Introductory description

The module reviews the techniques of ordinary and partial differentiation and ordinary and multiple integration. It develops vector calculus and discusses the partial differential equations of physics (Term 1). The theory of Fourier transforms and the Dirac delta function are also covered. Fourier transforms are used to represent functions on the whole real line using linear combinations of sines and cosines. Fourier transforms are a powerful tool in physics and applied mathematics. The examples used to illustrate the module are drawn mainly from interference and diffraction phenomena in optics (Term 2).

Module web page

Module aims

To teach mathematical techniques needed by second, third and fourth year physics modules.

Outline syllabus

This is an indicative module outline only to give an indication of the sort of topics that may be covered. Actual sessions held may differ.

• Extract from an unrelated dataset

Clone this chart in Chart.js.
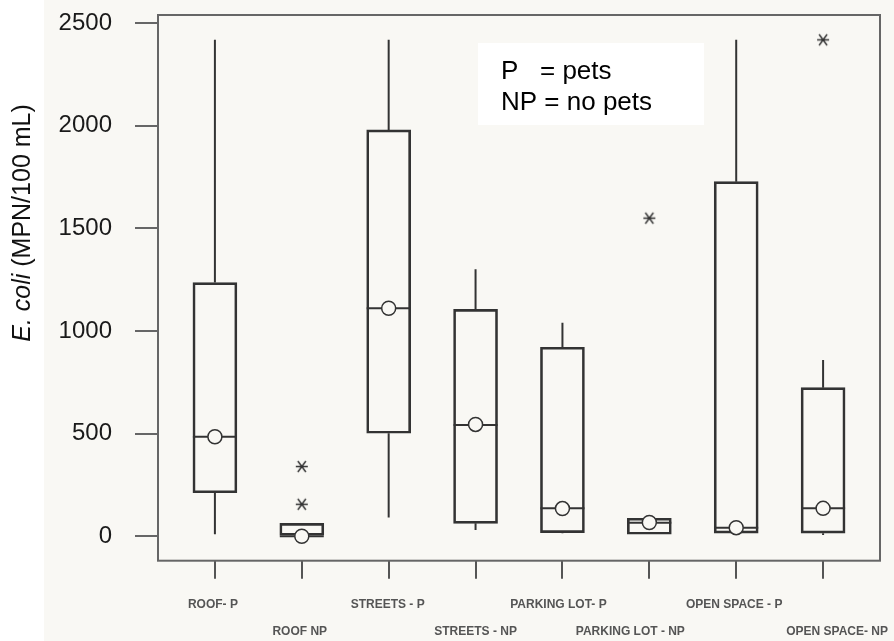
<!DOCTYPE html>
<html>
<head>
<meta charset="utf-8">
<title>E. coli box plot</title>
<script src="https://cdn.jsdelivr.net/npm/chart.js@4/dist/chart.umd.min.js"></script>
<style>
html, body { margin: 0; padding: 0; background: #f9f8f4; }
#wrap { width: 894px; height: 641px; }
</style>
</head>
<body>
<div id="wrap"><canvas id="box-chart"></canvas></div>
<script>
// ---- data ----
var labels = ['ROOF- P', 'ROOF NP', 'STREETS - P', 'STREETS - NP', 'PARKING LOT- P', 'PARKING LOT - NP', 'OPEN SPACE - P', 'OPEN SPACE- NP'];
var whiskerLow  = [10,   0,   91,   31,   15,   10,  6,    6];
var q1          = [212,  0,   502,  63,   18,   10,  15,   15];
var median      = [485,  0,   1111, 542,  136,  66,  42,   136];
var q3          = [1236, 63,  1980, 1106, 921,  88,  1728, 724];
var whiskerHigh = [2419, 63,  2419, 1301, 1041, 88,  2419, 859];
var means       = [485,  0,   1111, 545,  135,  67,  42,   136];
var outliers    = [[], [156, 340], [], [], [], [1550], [], [2419]];
var yTicks = [0, 500, 1000, 1500, 2000, 2500];

// label nudges (px) for the staggered category names
var labelNudge = [-2, -2, -1, 0, -4, -19, -2, 14];

var ink = '#333';
var bg = '#f9f8f4';
var fontFamily = "'Liberation Sans', Arial, sans-serif";

/* ======= build datasets from the arrays ======= */
var boxData = labels.map(function (l, i) { return {x: i, y: [q1[i], q3[i]]}; });
var medianData = labels.map(function (l, i) { return {x: i, y: median[i]}; });
var meanData = labels.map(function (l, i) { return {x: i, y: means[i]}; });

var whiskerData = [];
labels.forEach(function (l, i) {
    whiskerData.push({x: i, y: whiskerHigh[i]}, {x: i, y: q3[i]}, {x: i, y: null});
    whiskerData.push({x: i, y: q1[i]}, {x: i, y: whiskerLow[i]}, {x: i, y: null});
});

var outlierData = [];
outliers.forEach(function (list, i) {
    list.forEach(function (v) { outlierData.push({x: i, y: v}); });
});

// asterisk marker for outliers
function asterisk() {
    var c = document.createElement('canvas');
    c.width = 14; c.height = 15;
    var g = c.getContext('2d');
    g.strokeStyle = ink;
    g.lineWidth = 1.4;
    g.beginPath();
    g.moveTo(1, 7.5); g.lineTo(13, 7.5);
    g.moveTo(3, 2); g.lineTo(11, 13);
    g.moveTo(11, 2); g.lineTo(3, 13);
    g.stroke();
    return c;
}

function noPadding(s) {
    s.paddingTop = 0; s.paddingBottom = 0;
    s.paddingLeft = 0; s.paddingRight = 0;
}

/* ======= extra drawing: frame, labels, legend box, axis title ======= */
var decorations = {
    id: 'decorations',
    beforeDraw: function (chart) {
        var ctx = chart.ctx;
        ctx.save();
        ctx.fillStyle = bg;
        ctx.fillRect(0, 0, chart.width, chart.height);
        ctx.fillStyle = '#ffffff';
        ctx.fillRect(0, 0, 44, chart.height);
        ctx.restore();
    },
    afterDraw: function (chart) {
        var ctx = chart.ctx;
        var area = chart.chartArea;
        var xs = chart.scales.x;
        ctx.save();

        // plot frame
        ctx.strokeStyle = '#666';
        ctx.lineWidth = 2;
        ctx.strokeRect(area.left, area.top, area.right - area.left, area.bottom - area.top);

        // staggered category labels
        ctx.fillStyle = '#555';
        ctx.font = 'bold 12px ' + fontFamily;
        ctx.textAlign = 'center';
        ctx.textBaseline = 'middle';
        labels.forEach(function (l, i) {
            var y = area.bottom + (i % 2 === 0 ? 44 : 71);
            ctx.fillText(l, xs.getPixelForValue(i) + labelNudge[i], y);
        });

        // key box
        ctx.fillStyle = '#ffffff';
        ctx.fillRect(478, 43, 226, 82);
        ctx.fillStyle = '#000';
        ctx.font = '26px ' + fontFamily;
        ctx.textAlign = 'left';
        ctx.textBaseline = 'alphabetic';
        ctx.fillText('P', 501, 79);
        ctx.fillText('= pets', 540, 79);
        ctx.fillText('NP = no pets', 501, 110);

        // y axis title, italic species name
        ctx.translate(23, 223);
        ctx.rotate(-Math.PI / 2);
        ctx.textBaseline = 'middle';
        var part1 = 'E. coli';
        var part2 = ' (MPN/100 mL)';
        ctx.font = 'italic 25px ' + fontFamily;
        var w1 = ctx.measureText(part1).width;
        ctx.font = '25px ' + fontFamily;
        var w2 = ctx.measureText(part2).width;
        var start = -(w1 + w2) / 2;
        ctx.fillStyle = '#111';
        ctx.font = 'italic 25px ' + fontFamily;
        ctx.fillText(part1, start, 0);
        ctx.font = '25px ' + fontFamily;
        ctx.fillText(part2, start + w1, 0);

        ctx.restore();
    }
};

var ctx = document.getElementById('box-chart');

var chart = new Chart(ctx, {
    type: 'bar',
    data: {
        datasets: [
            {
                type: 'scatter',
                label: 'mean',
                data: meanData,
                order: 0,
                pointStyle: 'circle',
                pointRadius: 7,
                pointBorderWidth: 1.5,
                pointBorderColor: ink,
                pointBackgroundColor: bg
            },
            {
                type: 'scatter',
                label: 'outliers',
                data: outlierData,
                order: 1,
                pointStyle: asterisk(),
                pointRadius: 7
            },
            {
                type: 'scatter',
                label: 'median',
                data: medianData,
                order: 2,
                pointStyle: 'line',
                pointRadius: 22,
                pointBorderWidth: 2,
                pointBorderColor: ink
            },
            {
                type: 'line',
                label: 'whiskers',
                data: whiskerData,
                order: 3,
                spanGaps: false,
                borderColor: ink,
                borderWidth: 2,
                pointRadius: 0,
                fill: false
            },
            {
                type: 'bar',
                label: 'box',
                data: boxData,
                order: 4,
                barThickness: 44,
                borderSkipped: false,
                borderWidth: 2,
                borderColor: ink,
                backgroundColor: 'rgba(0,0,0,0)'
            }
        ]
    },
    options: {
        responsive: true,
        maintainAspectRatio: false,
        animation: false,
        events: [],
        layout: { autoPadding: false, padding: { top: 15, right: 14, left: 0, bottom: 0 } },
        plugins: {
            legend: { display: false },
            tooltip: { enabled: false }
        },
        scales: {
            x: {
                type: 'linear',
                min: -0.655,
                max: 7.655,
                offset: false,
                afterBuildTicks: function (s) {
                    s.ticks = labels.map(function (l, i) { return {value: i}; });
                },
                afterFit: function (s) { s.height = 80.3; noPadding(s); },
                ticks: { display: false },
                grid: {
                    offset: false,
                    drawOnChartArea: false,
                    drawTicks: true,
                    tickLength: 18,
                    color: '#555',
                    lineWidth: 2
                },
                border: { display: false }
            },
            y: {
                type: 'linear',
                min: -119,
                max: 2540,
                afterBuildTicks: function (s) {
                    s.ticks = yTicks.map(function (v) { return {value: v}; });
                },
                afterFit: function (s) { s.width = 158; noPadding(s); },
                ticks: {
                    padding: 23,
                    color: '#1a1a1a',
                    font: { family: fontFamily, size: 24 },
                    callback: function (v) { return String(v); }
                },
                grid: {
                    drawOnChartArea: false,
                    drawTicks: true,
                    tickLength: 23,
                    color: '#666',
                    lineWidth: 2
                },
                border: { display: false }
            }
        }
    },
    plugins: [decorations]
});
</script>
</body>
</html>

  1. Revision: functions of more than one variable, partial differentiation, chain rule, Taylor
    series. Change of coordinates for functions of more than one variable. Revision of vectors,
    the cross product and relationship of its modulus to parallelogram area. Vector areas for the
    context of surface integrals.
  2. Multiple Integrals: Line, surface and volume integrals. Length of curves, surfaces of
    revolution. Change of variable and change of order.
  3. Vector differentiation: Scalar and vector fields. Mathematical definition of grad and its
    physical meaning - examples. The divergence defined mathematically and a physical
    interpretation. Relationship with flux. The Laplacian, Solenoidal fields. Physics examples.
  4. Gauss's Divergence Theorem: Demonstration of its validity for rectangular and
    cylindrical volumes. Examples.
  5. Stokes’s Theorem: The curl and its interpretation. Conservative fields, irrotational fields.
    Stokes’s theorem and its derivation. Examples.
  6. PDEs: The wave equation, Poisson's equation, Schrödinger's equation. The diffusion
    equation and Fick's law. The role of boundary conditions. Separation of variables.
    Examples.
  7. Fourier Series (revision): Representation for function f(x) defined -L to L; brief mention
    of convergence issues; real and complex forms; differentiation, integration; periodic
    extension
  8. Fourier Transforms:
    Fourier series when L tends to infinity. Definition of Fourier transform and standard
    examples: Gaussian, exponential and Lorentzian.
    Domains of application: (Time t | frequency w), (Space x | wave vector k).
    Delta function and properties, Fourier's Theorem.
    Convolutions, example of instrument resolution, convolution theorem.
  9. Interference and diffraction phenomena:
    Interference and diffraction: the Huygens-Fresnel principle. Criteria for Fraunhofer and Fresnel diffraction. Fraunhofer diffraction for parallel light. Fourier relationship between an object and its diffraction pattern. Convolution theorem demonstrated by diffraction patterns. Fraunhofer diffraction for single, double and multiple slits. Fraunhofer diffraction at a circular aperture; the Airy disc. Image resolution, the Rayleigh criterion and other resolution limits. Fresnel diffraction, shadow edges and diffraction at a straight edge.

Learning outcomes

By the end of the module, students should be able to:

  • Deal with multiple integrals and know how to evaluate the length of a curve and the volume of a three dimensional object
  • Define and calculate the gradient, divergence and curl of a vector field and understand Gauss’s and Stokes’ theorems
  • Define a partial differential equation and solve the wave and diffusion equations using the method of separation of variables
  • Represent simple functions using Fourier transforms
  • Demonstrate a good understanding of diffraction and interference phenomena and solve problems involving Fraunhofer diffraction

Indicative reading list

KF Riley,MP Hobson and SJ Bence, Mathematical Methods for Physics and Engineering: a
Comprehensive Guide, Wadsworth, H D Young and R A Freedman, University Physics 11th
Edition, Pearson.

View reading list on Talis Aspire

Subject specific skills

Mathematical methods including: Vector calculus, separation of variables, Fourier transforms and their application to describe diffraction

Transferable skills

Analytical, communication, problem-solving, self-study

Study time

Type Required
Lectures 40 sessions of 1 hour (27%)
Other activity 20 hours (13%)
Private study 90 hours (60%)
Total 150 hours

Private study description

Working though lecture notes, solving problems, wider reading, discussing with others taking the module, revising for exam, practising on past exam papers

Other activity description

20 Example classes

Costs

No further costs have been identified for this module.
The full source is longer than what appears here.